You're correct that there's a better way. However, first note you could more simply, and I believe also easily, explain your goal by stating that with $AB$ being a fixed length, you're trying to determine the position of $B$ on $DE$ so that $AB$ and $BC$ are perpendicular to each other. Thus, this would be equivalent to $C$ and $F$ coinciding. The diagram below shows this, along with a few specified lengths and angles:
In particular, as you stated, $|AB| = a$, $|CE| = b$ and $|DE| = c$ are given.

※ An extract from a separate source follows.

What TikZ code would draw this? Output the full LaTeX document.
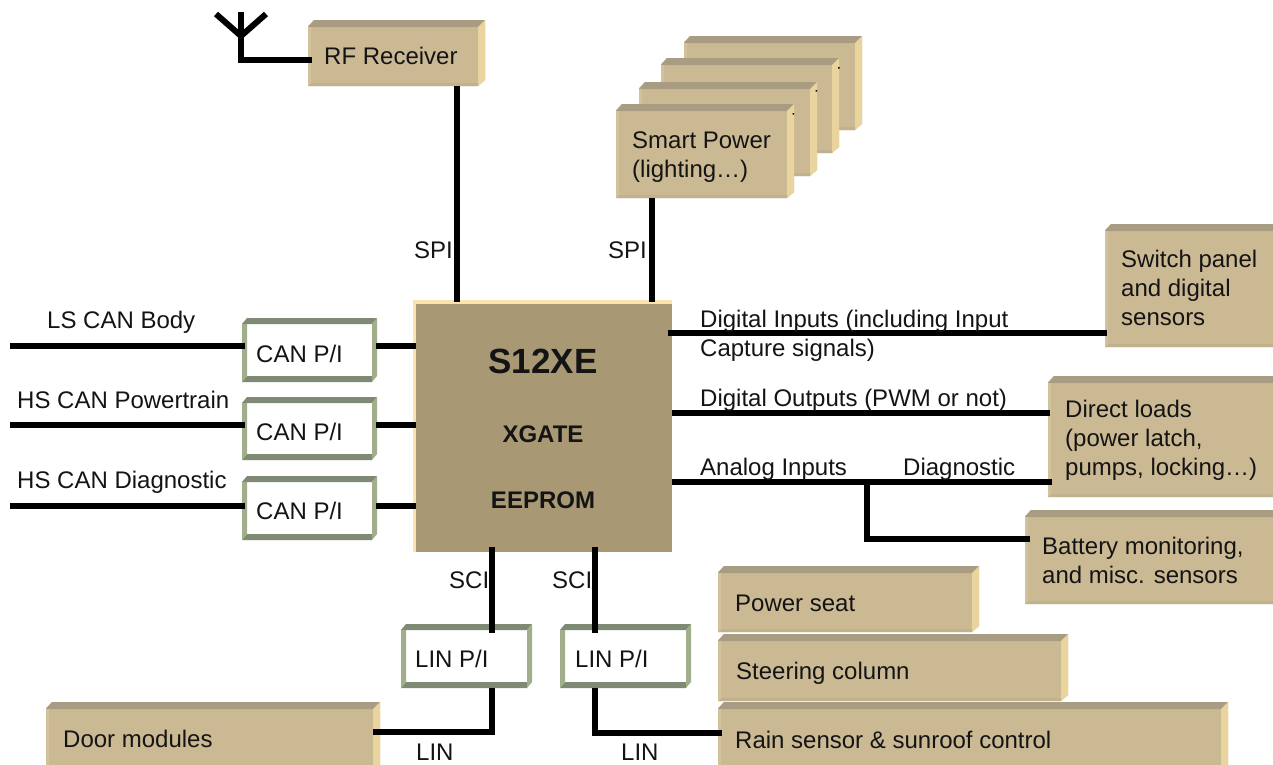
\documentclass[tikz,border=0pt]{standalone}
\usepackage{fontspec}
\setmainfont{Liberation Sans}
\definecolor{tanface}{HTML}{CBB994}
\definecolor{tantop}{HTML}{A89C82}
\definecolor{tanright}{HTML}{E8D49C}
\definecolor{tanbottom}{HTML}{C0B28E}
\definecolor{tanleft}{HTML}{D2C29C}
\definecolor{gdark}{HTML}{7F8A74}
\definecolor{glight}{HTML}{A0AE8C}
\definecolor{mainface}{HTML}{A89874}
\definecolor{mainedge}{HTML}{FBE3B0}
\tikzset{
  wire/.style={line width=6pt,draw=black,line cap=butt,line join=miter},
  lbl/.style={inner sep=0pt,anchor=base west,align=left,font=\fontsize{24}{29}\selectfont,text=black!92},
  frame/.style={inner sep=0pt,outer sep=0pt},
  bigb/.style={inner sep=0pt,font=\bfseries\fontsize{24}{29}\selectfont,text=black!92}
}
% name, x1, y1, x2, y2
\newcommand{\tanbox}[5]{%
  \fill[tanface] (#2,#3+6)--(#2+6,#3)--(#4,#3)--(#4,#5-6)--(#4-7,#5)--(#2,#5)--cycle;
  \fill[tantop] (#2,#3+7)--(#2+6,#3)--(#4,#3)--(#4-7,#3+7)--cycle;
  \fill[tanright] (#4-7,#3+7)--(#4,#3)--(#4,#5-6)--(#4-7,#5)--cycle;
  \fill[tanbottom] (#2,#5)--(#2+3,#5-3)--(#4-7,#5-3)--(#4-7,#5)--cycle;
  \fill[tanleft] (#2,#3+7)--(#2+3,#3+7)--(#2+3,#5-3)--(#2,#5)--cycle;
  \node[frame,minimum width={#4-#2},minimum height={#5-#3}] (#1) at ({(#2+#4)/2},{(#3+#5)/2}) {};
}
\newcommand{\pibox}[5]{%
  \fill[white] (#2,#3)rectangle(#4,#5);
  \fill[gdark] (#2,#3+6)--(#2+5,#3)--(#4,#3)--(#4-5,#3+6)--cycle;
  \fill[gdark] (#2,#5)--(#2+5,#5-6)--(#4-5,#5-6)--(#4-5,#5)--cycle;
  \fill[glight] (#2,#3+6)--(#2+5,#3+6)--(#2+5,#5-6)--(#2,#5)--cycle;
  \fill[glight] (#4-5,#3+6)--(#4,#3)--(#4,#5-6)--(#4-5,#5)--cycle;
  \node[frame,minimum width={#4-#2},minimum height={#5-#3}] (#1) at ({(#2+#4)/2},{(#3+#5)/2}) {};
}
\begin{document}
\begin{tikzpicture}[x=1pt,y=-1pt]
\useasboundingbox (0,0) rectangle (1273,764);
\clip (0,0) rectangle (1273,764);
% tan boxes
\tanbox{rf}{308}{20}{485}{86}
\tanbox{sp4}{684}{36}{862}{130}
\tanbox{sp3}{661}{58}{839}{153}
\tanbox{sp2}{639}{82}{817}{176}
\tanbox{sp1}{616}{104}{794}{198}
\fill (792.5,113) rectangle (794,114.5) (815.5,90) rectangle (817,91.5) (838,67) rectangle (839.5,68.5);
\tanbox{sw}{1105}{224}{1290}{347}
\tanbox{dl}{1048}{376}{1290}{497}
\tanbox{bat}{1025}{510}{1290}{604}
\tanbox{seat}{718}{566}{979}{632}
\tanbox{steer}{718}{634}{1068}{701}
\tanbox{rain}{718}{702}{1228}{775}
\tanbox{door}{46}{702}{380}{775}
% S12XE
\fill[mainedge] (413,300) rectangle (672,552);
\fill[mainface] (416,304) rectangle (672,552);
\node[frame,minimum width=256,minimum height=248] (main) at (544,428) {};
% P/I boxes
\pibox{can1}{242}{318}{377}{382}
\pibox{can2}{242}{397}{377}{460}
\pibox{can3}{242}{476}{377}{540}
\pibox{lin1}{401}{624}{532}{688}
\pibox{lin2}{560}{624}{691}{688}
% free ends
\coordinate (ls) at (10,346.3);
\coordinate (hsp) at (10,424.5);
\coordinate (hsd) at (10,505.5);
\coordinate (antb) at (241,60);
\coordinate (antt) at (241,12);
\coordinate (antj) at (241,36);
\coordinate (antl) at (216,14);
\coordinate (antr) at (266,14);
\coordinate (spia) at (457,302);
\coordinate (spib) at (652,302);
\coordinate (di) at (668,332.5);
\coordinate (do) at (672,412.5);
\coordinate (ai) at (672,482);
\coordinate (ajoin) at (867,482);
\coordinate (acorner) at (867,539);
\coordinate (scia) at (492,547);
\coordinate (scib) at (595,547);
\coordinate (lina) at (492,732);
\coordinate (linb) at (595,733);
% connectors
\draw[wire] (antt)--(antb)--([xshift=4pt]rf.west |- antb);
\draw[wire] (antl)--(antj)--(antr);
\draw[wire] (rf.south -| spia)--(spia);
\draw[wire] (sp1.south -| spib)--(spib);
\draw[wire] (ls)--([xshift=3pt]can1.west |- ls);
\draw[wire] ([xshift=-1pt]can1.east |- ls)--(main.west |- ls);
\draw[wire] (hsp)--([xshift=3pt]can2.west |- hsp);
\draw[wire] ([xshift=-1pt]can2.east |- hsp)--(main.west |- hsp);
\draw[wire] (hsd)--([xshift=3pt]can3.west |- hsd);
\draw[wire] ([xshift=-1pt]can3.east |- hsd)--(main.west |- hsd);
\draw[wire] (di)--([xshift=2pt]sw.west |- di);
\draw[wire] (do)--([xshift=2pt]dl.west |- do);
\draw[wire] (ai)--([xshift=4pt]dl.west |- ai);
\draw[wire] (ajoin)--(acorner)--([xshift=5pt]bat.west |- acorner);
\draw[wire] (scia)--([yshift=-9pt]lin1.north -| scia);
\draw[wire] (scib)--([yshift=-9pt]lin2.north -| scib);
\draw[wire] (lin1.south -| lina)--(lina)--([xshift=-7pt]door.east |- lina);
\draw[wire] (lin2.south -| linb)--(linb)--([xshift=4pt]rain.west |- linb);
% box texts
\node[lbl] (trf) at (324,64) {RF Receiver};
\node[lbl] (tsp) at (632,177) {Smart Power\\(lighting…)};
\node[lbl] (tsw) at (1121,325) {Switch panel\\and digital\\sensors};
\node[lbl] (tdl) at (1065,475) {Direct loads\\(power latch,\\pumps, locking…)};
\node[lbl] (tbat) at (1042,583) {Battery monitoring,\\and misc. sensors};
\node[lbl] (tseat) at (735,611) {Power seat};
\node[lbl] (tsteer) at (736,679) {Steering column};
\node[lbl] (train) at (735,748) {Rain sensor \& sunroof control};
\node[lbl] (tdoor) at (63,747) {Door modules};
\node[lbl] (tc1) at (256,362) {CAN P/I};
\node[lbl] (tc2) at (256,440) {CAN P/I};
\node[lbl] (tc3) at (256,519) {CAN P/I};
\node[lbl] (tl1) at (415,667) {LIN P/I};
\node[lbl] (tl2) at (575,667) {LIN P/I};
% main texts
\node[bigb,font=\bfseries\fontsize{35}{40}\selectfont] (ts) at (543,361) {S12XE};
\node[bigb] (tx) at (543,434) {XGATE};
\node[bigb] (te) at (543,500) {EEPROM};
% wire labels
\node[lbl] (l1) at (47,328) {LS CAN Body};
\node[lbl] (l2) at (17,408) {HS CAN Powertrain};
\node[lbl] (l3) at (17,488) {HS CAN Diagnostic};
\node[lbl] (l4) at (414,258) {SPI};
\node[lbl] (l5) at (608,258) {SPI};
\node[lbl] (l6) at (700,356) {Digital Inputs (including Input\\Capture signals)};
\node[lbl] (l7) at (700,406) {Digital Outputs (PWM or not)};
\node[lbl] (l8) at (700,475) {Analog Inputs};
\node[lbl] (l9) at (903,475) {Diagnostic};
\node[lbl] (l10) at (449,588) {SCI};
\node[lbl] (l11) at (552,588) {SCI};
\node[lbl] (l12) at (416,760) {LIN};
\node[lbl] (l13) at (621,760) {LIN};
\end{tikzpicture}
\end{document}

Also, set $|DB| = d$ (so $|BE| = c - d$) and $|AD| = e$ as unknown values.
With $\measuredangle ABD = x$ and $\measuredangle BAD = y$, we have $x + y = 90^{\circ}$. Thus, $\measuredangle CBE = 180^{\circ} - 90^{\circ} - x = 90^{\circ} - x = y$, so $\measuredangle BCE = x$. This means $\triangle ADB \sim \triangle BEC$, as indicated in Sai Mehta's comment.
Next, as suggested by donaastor's comment, using the relations among the similar triangles, plus the Pythagorean theorem, results in a system of several equations, which can be reduced to a polynomial in one of the unknown values. First, the Pythagorean theorem with $\triangle ADB$ gives that
$$d^2 + e^2 = a^2 \tag{1}\label{eq1A}$$
Next, using that $\triangle ADB \sim \triangle BEC$, we get
$$\frac{e}{d} = \frac{c-d}{b} \; \; \to \; \; \; e = \left(\frac{c-d}{b}\right)d \tag{2}\label{eq2A}$$
Substituting this into \eqref{eq1A} results in
$$\begin{equation}\begin{aligned}
d^2 + \left(\left(\frac{c-d}{b}\right)d\right)^2 & = a^2 \\
(b^2)d^2 + (c-d)^2 d^2 & = a^2(b^2) \\
(b^2)d^2 + (c^2)d^2 - (2c)d^3 + d^4 & = a^2(b^2) \\
d^4 - (2c)d^3 + (b^2 + c^2)d^2 - a^2(b^2) & = 0
\end{aligned}\end{equation}\tag{3}\label{eq3A}$$
Since $a$, $b$ and $c$ are given, this is a quartic equation in the variable $d$. Although \eqref{eq3A} can be solved analytically, as shown in the Wikipedia article, it's usually solved numerically instead, e.g., such as by using the Durand–Kerner method that's also suggested in the article. However, I believe basically all programming languages have either built-in functionality or third-party libraries you can use instead to find the roots (e.g., in Python, there's numpy.roots).
Regardless of how you solve \eqref{eq3A}, with $d$ determined, then $y$ can be calculated in several ways, e.g., by
$$\sin(y) = \frac{d}{a} \; \; \; \to \; \; \; y = \arcsin\left(\frac{d}{a}\right) \tag{4}\label{eq4A}$$
However, especially if you try to solve this with your own code, be careful since quartic equations always have $4$ roots (due to the Fundamental theorem of algebra). I believe there'll usually be $2$ complex conjugates, with the other $2$ being real roots. You want the one with $0 \lt d \lt c$, with the other one being negative, i.e., with $B$ to the left of $D$ (and $A$ below $D$), as shown below:
From \eqref{eq2A}, we then also have that $e \lt 0$, as the diagram above indicates as well.
I assume you always want $B$ to be between $D$ and $E$. If so, especially if you're using your own root-finding method, you should try to ensure you get the correct root (e.g., by choosing an appropriate starting value) or, at the least, add appropriate checking and handling in case you get an out of bound root (i.e., $d \le 0$ or $d \ge c$) instead.